Robinson first met Rees in 1976 at an International Byron Conference in Missolonghi, Greece, where Byron died, and Rees also has visited the UD campus for a Byron conference. When Rees made the decision to enter a Cistercian monastery off the coast of Wales, he sent almost 50 cartons of his books on the poet to Delaware, where they became the nucleus of the Byron Society Collection.

A noted linguist and a graduate of Harrow and Cambridge, Rees began his translation of the manuscript from French to English in 1986.

Cochran, who edited the book, is a graduate of Cambridge University and received his doctorate from the University of Glasgow. He has published and lectured on Byron and is editor of the Newstead Abbey Byron Society Review.

“The University of Delaware Press, with some modest support from the Byron Society, did a splendid job of printing the 700-page book, which is a must for any Byron scholar,” Robinson said.

Teresa Guiccioli first met Byron when she was 21 in April 1819 and married to Cavaliere Alessandro Guiccioli, from whom she was later twice separated, and about whom his son wrote, "...everybody hates him." Guiccioli, much older than his third wife, encouraged Byron’s relationship with Teresa.

Byron became, Cochran writes in the book’s introduction, "Teresa’s ‘cavalier servente,’ a voluntary and unpaid gigolo, free not only to escort his lady...but free also to make love to her, in order to liberate her husband to make love to the lady whose ‘servente’ he was...."

Because of Byron’s political leanings and activities, Teresa, her father and brother were forced by political pressure to move from Ravenna to Pisa to Genoa as a result of their close relationship with Byron.

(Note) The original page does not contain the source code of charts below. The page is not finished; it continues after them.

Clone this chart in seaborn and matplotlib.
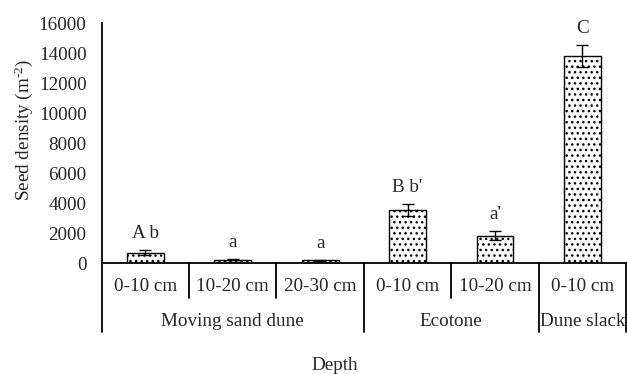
import pandas as pd
import numpy as np
import matplotlib
matplotlib.use('Agg')
import matplotlib.pyplot as plt
import matplotlib.transforms as mtransforms
import seaborn as sns

# values
habitats = ['Moving sand dune', 'Moving sand dune', 'Moving sand dune',
            'Ecotone', 'Ecotone', 'Dune slack']
depths = ['0-10 cm', '10-20 cm', '20-30 cm', '0-10 cm', '10-20 cm', '0-10 cm']
density = [720, 240, 210, 3570, 1850, 13800]
density_se = [180, 40, 40, 400, 320, 730]
letters = ['A b', 'a', 'a', "B b'", "a'", 'C']
group_names = ['Moving sand dune', 'Ecotone', 'Dune slack']

sns.set_style('white')
plt.rcParams['font.family'] = ['Liberation Serif', 'DejaVu Serif']
plt.rcParams['mathtext.fontset'] = 'custom'
plt.rcParams['mathtext.rm'] = 'Liberation Serif'
plt.rcParams['mathtext.it'] = 'Liberation Serif:italic'
plt.rcParams['hatch.linewidth'] = 1.0
fs = 13.8

df = pd.DataFrame({'key': [h + ' ' + d for h, d in zip(habitats, depths)],
                   'density': density, 'se': density_se})

fig = plt.figure(figsize=(6.27, 3.74), dpi=100)
ax = fig.add_axes([0.1622, 0.2955, 0.8362, 0.643])

sns.barplot(data=df, x='key', y='density', color='white', edgecolor='black',
            linewidth=1.0, width=0.42, errorbar=None, ax=ax, saturation=1)
for p in ax.patches:
    p.set_hatch('...')
    p.set_facecolor('white')

xs = np.arange(len(df))
ax.errorbar(xs, df['density'], yerr=df['se'], fmt='none', ecolor='black',
            elinewidth=1.0, capsize=4, capthick=1.0)

for x, top, err, lab in zip(xs, density, density_se, letters):
    ax.annotate(lab, (x, top + err), xytext=(0, 12), textcoords='offset points',
                ha='center', va='center', fontsize=fs)

ax.set_ylim(0, 16000)
ax.set_xlim(-0.5, len(df) - 0.5)
ax.set_yticks(range(0, 16001, 2000))
ax.tick_params(axis='y', direction='in', length=4, width=1.0, labelsize=fs, pad=11)
ax.set_xticks([])
ax.set_xlabel('')
ax.set_ylabel(r'Seed density (m$^{\text{-}2}$)', fontsize=fs)
ax.yaxis.set_label_coords(-0.128, 0.555)
for s in ['top', 'right']:
    ax.spines[s].set_visible(False)
for s in ['left', 'bottom']:
    ax.spines[s].set_linewidth(1.3)
    ax.spines[s].set_color('black')

# category table under the axis
trans = mtransforms.blended_transform_factory(ax.transData, ax.transAxes)
sub_bottom = -0.142
grp_bottom = -0.285
group_edges = [-0.5]
for i in range(1, len(habitats)):
    if habitats[i] != habitats[i - 1]:
        group_edges.append(i - 0.5)
group_edges.append(len(habitats) - 0.5)

for i in range(len(habitats) - 1):
    xb = i + 0.5
    if xb not in group_edges:
        ax.plot([xb, xb], [0, sub_bottom], transform=trans, color='black',
                lw=1.3, clip_on=False)
for xb in group_edges:
    ax.plot([xb, xb], [0, grp_bottom], transform=trans, color='black',
            lw=1.3, clip_on=False)

for x, d in zip(xs, depths):
    ax.text(x, -0.0965, d, transform=trans, ha='center', va='center', fontsize=fs)
for g, lo, hi in zip(group_names, group_edges[:-1], group_edges[1:]):
    ax.text((lo + hi) / 2, -0.242, g, transform=trans, ha='center', va='center',
            fontsize=fs)

fig.text(0.534, 0.024, 'Depth', ha='center', va='center', fontsize=fs)

fig.savefig('out.png', dpi=100)
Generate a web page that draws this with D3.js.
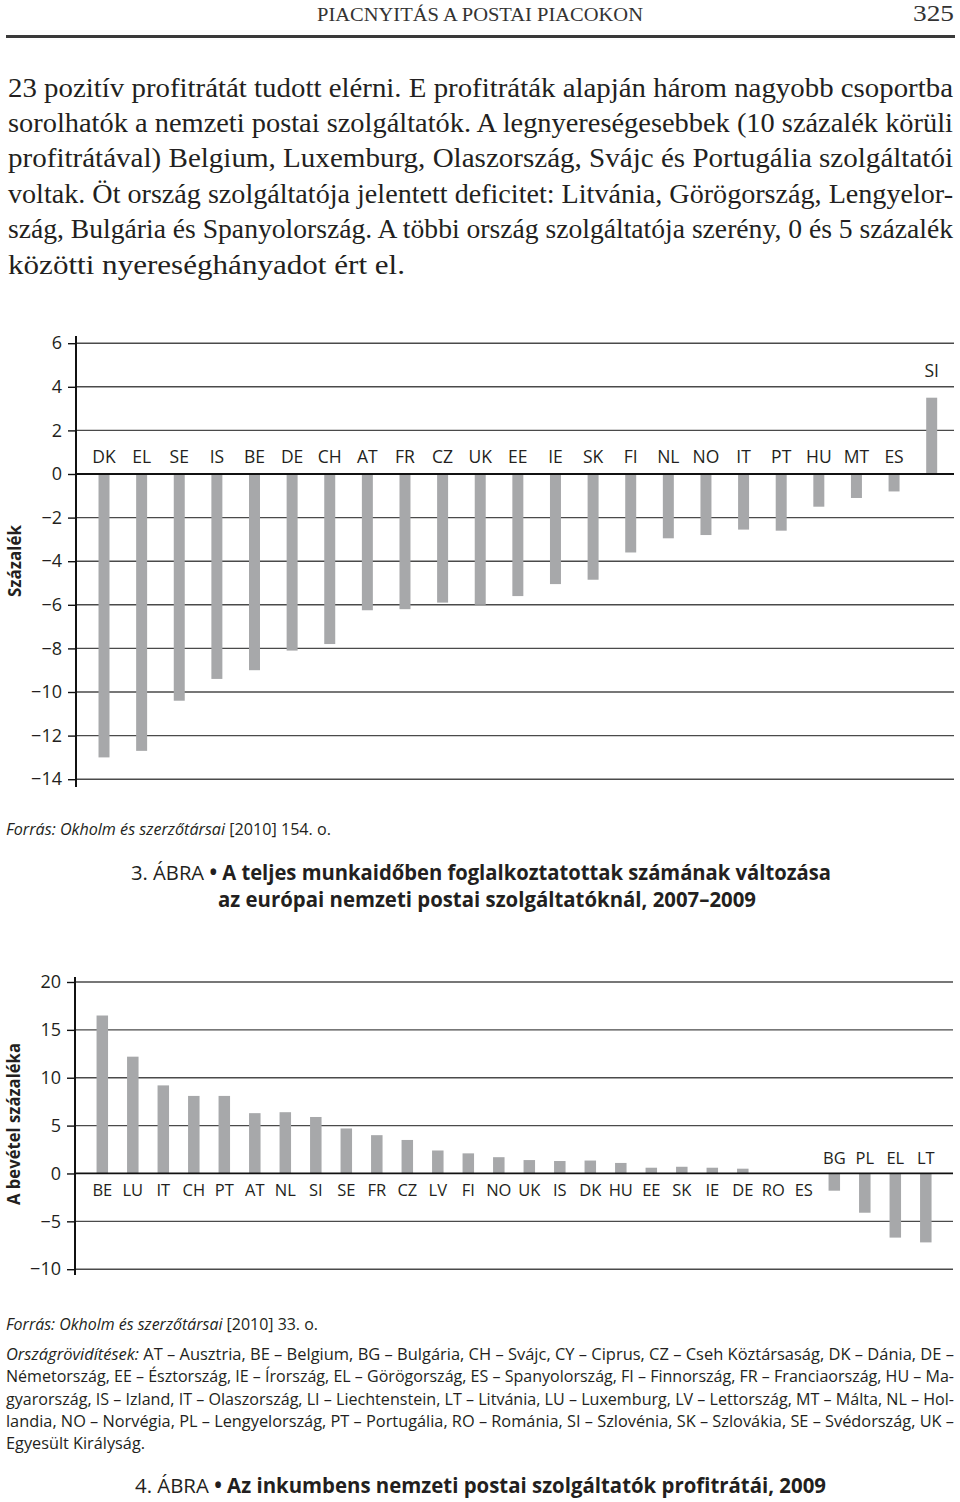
<!DOCTYPE html>
<html>
<head>
<meta charset="utf-8">
<script src="https://cdn.jsdelivr.net/npm/d3@7"></script>
<style>
  html, body { margin: 0; padding: 0; background: #fff; }
  svg { display: block; }
</style>
</head>
<body>
<svg id="page" width="960" height="1502"></svg>
<script>
// ---------- DATA ----------
const cats1 = ["DK","EL","SE","IS","BE","DE","CH","AT","FR","CZ","UK","EE","IE","SK","FI","NL","NO","IT","PT","HU","MT","ES","SI"];
const vals1 = [-13.0,-12.7,-10.4,-9.4,-9.0,-8.1,-7.8,-6.25,-6.2,-5.9,-6.0,-5.6,-5.05,-4.85,-3.6,-2.95,-2.8,-2.55,-2.6,-1.5,-1.1,-0.8,3.5];
const ticks1 = [6,4,2,0,-2,-4,-6,-8,-10,-12,-14];

const cats2 = ["BE","LU","IT","CH","PT","AT","NL","SI","SE","FR","CZ","LV","FI","NO","UK","IS","DK","HU","EE","SK","IE","DE","RO","ES","BG","PL","EL","LT"];
const vals2 = [16.5,12.2,9.2,8.1,8.1,6.3,6.4,5.9,4.7,4.0,3.5,2.4,2.1,1.7,1.4,1.3,1.35,1.1,0.6,0.7,0.6,0.5,0,0,-1.8,-4.1,-6.7,-7.2];
const ticks2 = [20,15,10,5,0,-5,-10];

const headerTitle = "PIACNYITÁS A POSTAI PIACOKON";
const pageNumber = "325";
const paragraph = [
  "23 pozitív profitrátát tudott elérni. E profitráták alapján három nagyobb csoportba",
  "sorolhatók a nemzeti postai szolgáltatók. A legnyereségesebbek (10 százalék körüli",
  "profitrátával) Belgium, Luxemburg, Olaszország, Svájc és Portugália szolgáltatói",
  "voltak. Öt ország szolgáltatója jelentett deficitet: Litvánia, Görögország, Lengyelor-",
  "szág, Bulgária és Spanyolország. A többi ország szolgáltatója szerény, 0 és 5 százalék",
  "közötti nyereséghányadot ért el."
];
const yTitle1 = "Százalék";
const yTitle2 = "A bevétel százaléka";
const source1 = ["Forrás: Okholm és szerzőtársai", " [2010] 154. o."];
const source2 = ["Forrás: Okholm és szerzőtársai", " [2010] 33. o."];
const fig3 = ["3. ÁBRA", " • A teljes munkaidőben foglalkoztatottak számának változása"];
const fig3b = "az európai nemzeti postai szolgáltatóknál, 2007–2009";
const fig4 = ["4. ÁBRA", " • Az inkumbens nemzeti postai szolgáltatók profitrátái, 2009"];
const abbrevLines = [
  ["Országrövidítések:", " AT – Ausztria, BE – Belgium, BG – Bulgária, CH – Svájc, CY – Ciprus, CZ – Cseh Köztársaság, DK – Dánia, DE –"],
  ["", "Németország, EE – Észtország, IE – Írország, EL – Görögország, ES – Spanyolország, FI – Finnország, FR – Franciaország, HU – Ma-"],
  ["", "gyarország, IS – Izland, IT – Olaszország, LI – Liechtenstein, LT – Litvánia, LU – Luxemburg, LV – Lettország, MT – Málta, NL – Hol-"],
  ["", "landia, NO – Norvégia, PL – Lengyelország, PT – Portugália, RO – Románia, SI – Szlovénia, SK – Szlovákia, SE – Svédország, UK –"],
  ["", "Egyesült Királyság."]
];

// ---------- STYLE ----------
const INK = "#231f20";
const BAR = "#a7a8aa";
const GRID = "#4a4a4a";
const SANS = "'Open Sans', 'Noto Sans', sans-serif";
const SERIF = "'Liberation Serif', 'DejaVu Serif', serif";

const svg = d3.select("#page");

// ---------- HEADER ----------
svg.append("text").attr("x", 317).attr("y", 21)
  .attr("textLength", 326).attr("lengthAdjust", "spacingAndGlyphs")
  .style("font-family", SERIF).style("font-size", "19px").attr("fill", "#333")
  .text(headerTitle);
svg.append("text").attr("x", 913).attr("y", 21)
  .attr("textLength", 41).attr("lengthAdjust", "spacingAndGlyphs")
  .style("font-family", SERIF).style("font-size", "24px").attr("fill", "#333")
  .text(pageNumber);
svg.append("line").attr("x1", 6).attr("x2", 955).attr("y1", 36.5).attr("y2", 36.5)
  .attr("stroke", "#3a3a3a").attr("stroke-width", 3);

// ---------- PARAGRAPH ----------
const paraBase = [97, 132, 167, 202.5, 238, 273.5];
const paraWidths = [945, 945, 945, 945, 945, 397];
paragraph.forEach((line, i) => {
  svg.append("text").attr("x", 8).attr("y", paraBase[i])
    .attr("textLength", paraWidths[i]).attr("lengthAdjust", "spacingAndGlyphs")
    .style("font-family", SERIF).style("font-size", "26.5px").attr("fill", INK)
    .text(line);
});

// ---------- CHART helper ----------
function drawChart(opts) {
  const { cats, vals, ticks, yDomain, yRange, xRange, axisX, axisTop, axisBottom,
          gridRight, barPadding, labelSize, labelPos, title, titleX, titleY, titleLen } = opts;
  const g = svg.append("g");
  const y = d3.scaleLinear().domain(yDomain).range(yRange);
  const x = d3.scaleBand().domain(cats).range(xRange)
    .paddingInner(barPadding).paddingOuter(barPadding / 2);

  // gridlines
  g.append("g").selectAll("line").data(ticks.filter(t => t !== 0)).join("line")
    .attr("x1", axisX).attr("x2", gridRight)
    .attr("y1", d => y(d)).attr("y2", d => y(d))
    .attr("stroke", GRID).attr("stroke-width", 1.4);

  // bars
  g.append("g").selectAll("rect").data(cats.map((c, i) => ({ c, v: vals[i] }))).join("rect")
    .attr("x", d => x(d.c)).attr("width", x.bandwidth())
    .attr("y", d => Math.min(y(0), y(d.v)))
    .attr("height", d => Math.abs(y(d.v) - y(0)))
    .attr("fill", BAR);

  // zero line
  g.append("line").attr("x1", axisX).attr("x2", gridRight)
    .attr("y1", y(0)).attr("y2", y(0))
    .attr("stroke", "#111").attr("stroke-width", 1.8);

  // axis with ticks and labels
  const axis = d3.axisLeft(y).tickValues(ticks).tickSize(8).tickPadding(6)
    .tickFormat(d3.format("d"));
  const ag = g.append("g").attr("transform", `translate(${axisX},0)`).call(axis);
  ag.select(".domain").remove();
  ag.selectAll(".tick line").attr("stroke", "#111").attr("stroke-width", 1.4);
  ag.selectAll(".tick text").style("font-family", SANS).style("font-size", "18px")
    .attr("fill", INK);
  g.append("line").attr("x1", axisX).attr("x2", axisX)
    .attr("y1", axisTop).attr("y2", axisBottom)
    .attr("stroke", "#111").attr("stroke-width", 2);

  // category labels
  g.append("g").selectAll("text").data(cats.map((c, i) => ({ c, v: vals[i] }))).join("text")
    .attr("x", d => x(d.c) + x.bandwidth() / 2)
    .attr("y", d => labelPos(d, y))
    .attr("text-anchor", "middle")
    .style("font-family", SANS).style("font-size", labelSize + "px")
    .attr("fill", INK)
    .text(d => d.c);

  // y title
  g.append("text")
    .attr("transform", `translate(${titleX},${titleY}) rotate(-90)`)
    .attr("text-anchor", "middle")
    .attr("textLength", titleLen).attr("lengthAdjust", "spacingAndGlyphs")
    .style("font-family", SANS).style("font-size", "17px").style("font-weight", "bold")
    .attr("fill", INK)
    .text(title);
}

// ---------- CHART 1 ----------
drawChart({
  cats: cats1, vals: vals1, ticks: ticks1,
  yDomain: [-14, 6], yRange: [779.2, 343.2],
  xRange: [85.2, 950.5], axisX: 76, axisTop: 336, axisBottom: 787, gridRight: 954,
  barPadding: 0.708, labelSize: 17.5,
  labelPos: (d, y) => d.v < 0 ? y(0) - 11.5 : y(d.v) - 20.5,
  title: yTitle1, titleX: 21, titleY: 561, titleLen: 72
});

// ---------- CHART 2 ----------
drawChart({
  cats: cats2, vals: vals2, ticks: ticks2,
  yDomain: [-10, 20], yRange: [1269.2, 982.0],
  xRange: [87.05, 941.05], axisX: 75, axisTop: 977, axisBottom: 1275, gridRight: 953,
  barPadding: 0.623, labelSize: 16.5,
  labelPos: (d, y) => d.v < 0 ? y(0) - 9 : y(0) + 22.5,
  title: yTitle2, titleX: 20, titleY: 1124, titleLen: 162
});

// ---------- CAPTIONS ----------
function mixed(x, yPos, parts, styles, len, size, anchor) {
  const t = svg.append("text").attr("x", x).attr("y", yPos)
    .style("font-family", SANS).style("font-size", size + "px").attr("fill", INK);
  if (anchor) t.attr("text-anchor", anchor);
  if (len) t.attr("textLength", len).attr("lengthAdjust", "spacingAndGlyphs");
  parts.forEach((p, i) => {
    if (!p) return;
    const ts = t.append("tspan").text(p);
    const s = styles[i] || {};
    if (s.italic) ts.style("font-style", "italic");
    if (s.bold) ts.style("font-weight", "bold");
  });
  return t;
}

mixed(6, 835, source1, [{ italic: true }, {}], 325, 15.5);
mixed(131, 880, fig3, [{}, { bold: true }], 700, 20.5);
mixed(218, 907, [fig3b], [{ bold: true }], 538, 20.5);

mixed(6, 1330, source2, [{ italic: true }, {}], 312, 15.5);
const abBase = [1360, 1382, 1405, 1427, 1449];
abbrevLines.forEach((parts, i) => {
  const len = i < 4 ? 948 : 139;
  mixed(6, abBase[i], parts, [{ italic: true }, {}], len, 15.5);
});
mixed(135, 1493, fig4, [{}, { bold: true }], 691, 20.5);
</script>
</body>
</html>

Twenty-three years after Byron’s death in 1824, a widowed Teresa married the Marquis de Boissy du Coudray, who frequently introduced her as Byron’s former mistress.

In her later years, Teresa believed that Byron’s reputation had been impugned, and it became her mission to refute the wrongs done to Byron’s reputation by writing her own memoir. According to Cochran, she probably completed her Life of Lord Byron in Italy in the 1860s, and she died in 1873 at the age of 75.

In the introduction to the book, Cochran writes that "It is Teresa’s assertion...that her relationship with Byron was pure and innocent, no one [believes] her now; and the hypocrisy in her book is often cited as its main flaw."

Cochran writes that Byron’s first real meeting with Teresa “was to affect the course of his remaining five years in the most radical way,” quoting an early letter to her in which he wrote, “You sometimes tell me I have been your first real love--and I assure you that you shall be my last Passion.”

The book portrays a different Byron from the profligate scoundrel of tradition--instead, aside from his political activism, he enjoyed a quiet life and worked at his poetry.
Cochran concludes that Teresa’s book is the “voice of intimate understanding, truth and love. The witness of Teresa Guiccioli is vital to our understanding of Byron and of his years in Italy, and the world has been deprived of it for far too long.”